With overall goals to create a healthy and vibrant river ecosystem, the project is expected to lead to greater opportunities for the public to recreate on and enjoy the McInnis Canyons National Conservation Area, as well as enjoy educational benefits the area has to offer. In addition to eradicating invasive plants, Western Colorado Conservation Corps will deliver educational sessions to youth corpsmembers with an aim of building awareness about the identification, management and environmental impacts of phreatophytes.

This stretch of the Colorado River also generates economic advantages for the small communities that comprise the Grand Valley.

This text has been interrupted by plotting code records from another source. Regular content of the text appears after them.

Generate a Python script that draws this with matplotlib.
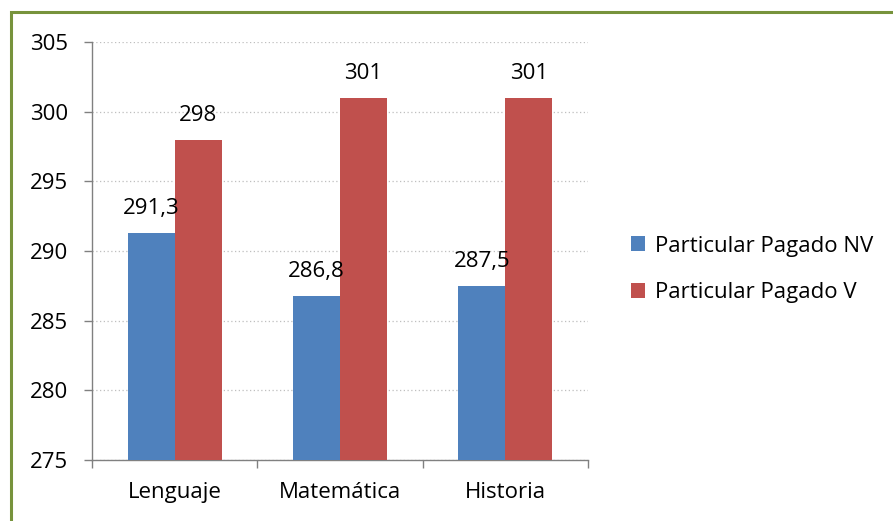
import matplotlib
matplotlib.use("Agg")
import matplotlib.pyplot as plt
import numpy as np
from matplotlib.patches import Rectangle

# data
categories = ["Lenguaje", "Matemática", "Historia"]
series_names = ["Particular Pagado NV", "Particular Pagado V"]
nv_values = [291.3, 286.8, 287.5]
v_values = [298, 301, 301]
y_ticks = [275, 280, 285, 290, 295, 300, 305]

plt.rcParams["font.family"] = ["Open Sans", "DejaVu Sans"]
FS = 16

fig = plt.figure(figsize=(8.93, 5.21), dpi=100)
ax = fig.add_axes([0.103, 0.117, 0.5555, 0.802])

x = np.arange(len(categories))
w = 0.285
colors = ["#4F81BD", "#C0504D"]
for vals, off, col, name in [(nv_values, -w / 2, colors[0], series_names[0]),
                             (v_values, w / 2, colors[1], series_names[1])]:
    bars = ax.bar(x + off, np.array(vals) - 275, width=w, bottom=275,
                  color=col, label=name, zorder=3)
    for b, v in zip(bars, vals):
        txt = f"{v:g}".replace(".", ",")
        ax.annotate(txt, (b.get_x() + b.get_width() / 2, v),
                    xytext=(0, 13.5), textcoords="offset points",
                    ha="center", va="baseline", fontsize=FS, zorder=5)

ax.set_xlim(-0.5, len(categories) - 0.5)
ax.set_ylim(275, 305)
ax.set_yticks(y_ticks)
ax.set_yticklabels([str(t) for t in y_ticks], fontsize=FS)
ax.yaxis.grid(True, linestyle=(0, (1, 2)), color="#BFBFBF", linewidth=0.9, zorder=0)

ax.set_xticks(x)
ax.set_xticklabels(categories, fontsize=FS)
ax.tick_params(axis="x", length=0, pad=16)
ax.set_xticks(np.arange(len(categories) + 1) - 0.5, minor=True)
ax.tick_params(axis="x", which="minor", length=6, color="#808080", width=1)
ax.tick_params(axis="y", length=6, color="#808080", width=1, pad=11)

for s in ["top", "right"]:
    ax.spines[s].set_visible(False)
for s in ["left", "bottom"]:
    ax.spines[s].set_color("#808080")
    ax.spines[s].set_linewidth(1)

leg = fig.legend(loc="center left", bbox_to_anchor=(0.684, 0.483), frameon=False,
                 fontsize=FS, handlelength=0.65, handleheight=0.65,
                 handletextpad=0.45, labelspacing=1.15)

# green chart-area border (left and top edges visible in the reference)
fig.add_artist(Rectangle((10.5 / 893, -0.05), 1.2, 1.05 - 12.5 / 521,
                         transform=fig.transFigure, fill=False,
                         edgecolor="#77933C", linewidth=2.2))

fig.savefig("out.png", dpi=100)
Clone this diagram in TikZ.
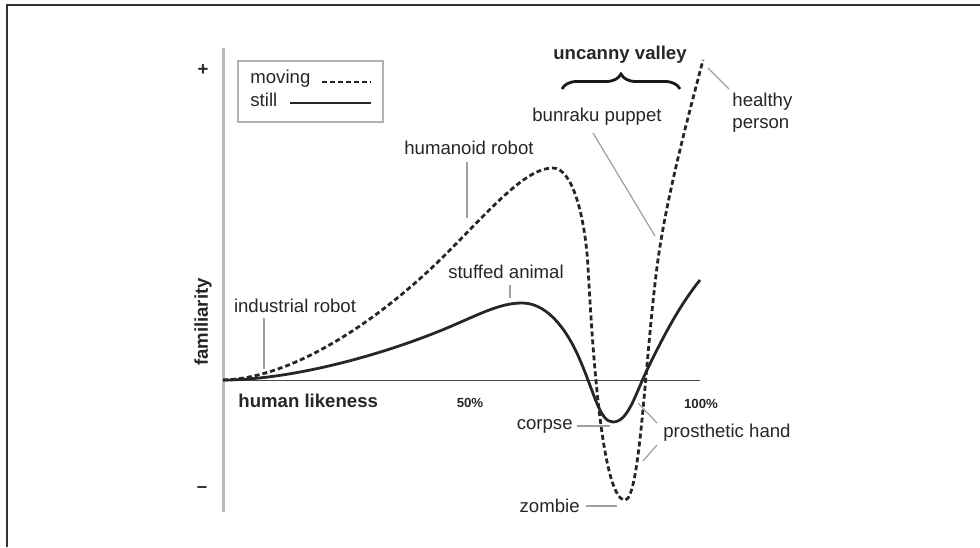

Drawing visitors from around the world every year, the river sees over 13,000 floaters annually – and by combating the spread of invasive plants, improving the watershed and maintaining public campsites along the river’s corridor, the area will keep its world-class status as a place-to-experience in Colorado for years to come.


U.S. Forest Service Pledges Another $10K


The U.S. Forest Service has pledged a generous $10,000 to support the Careers in Natural Resources Initiative in 2018 – boosting an award it gave in the same amount in November 2017.

Combined, the $20,000 will support a variety of efforts to develop pathways for young people interested in exploring natural resources as a career option. These efforts include:

    • Support Spanish translation of “A How-to Guide for Pursuing a Career in Natural Resources” (free and downloadable here) before fall 2018
    • Support a train-the-trainer session in Colorado Springs in summer 2018
    • Print guides and build training toolkits for trainers
    • Enhance marketing efforts and reach
    • Continue support for the training networks in Denver and Grand Junction
  • Support travel costs enabling CYCA and Colorado Alliance for Environmental Education to deliver direct trainings to young adults and veterans across the state

The funding from the U.S. Forest Service is vital to CYCA’s ability to pursue the objectives of its new strategic plan – including a commitment to deliver the Careers in Natural Resources Initiative as a core service. Thank you, U.S. Forest Service!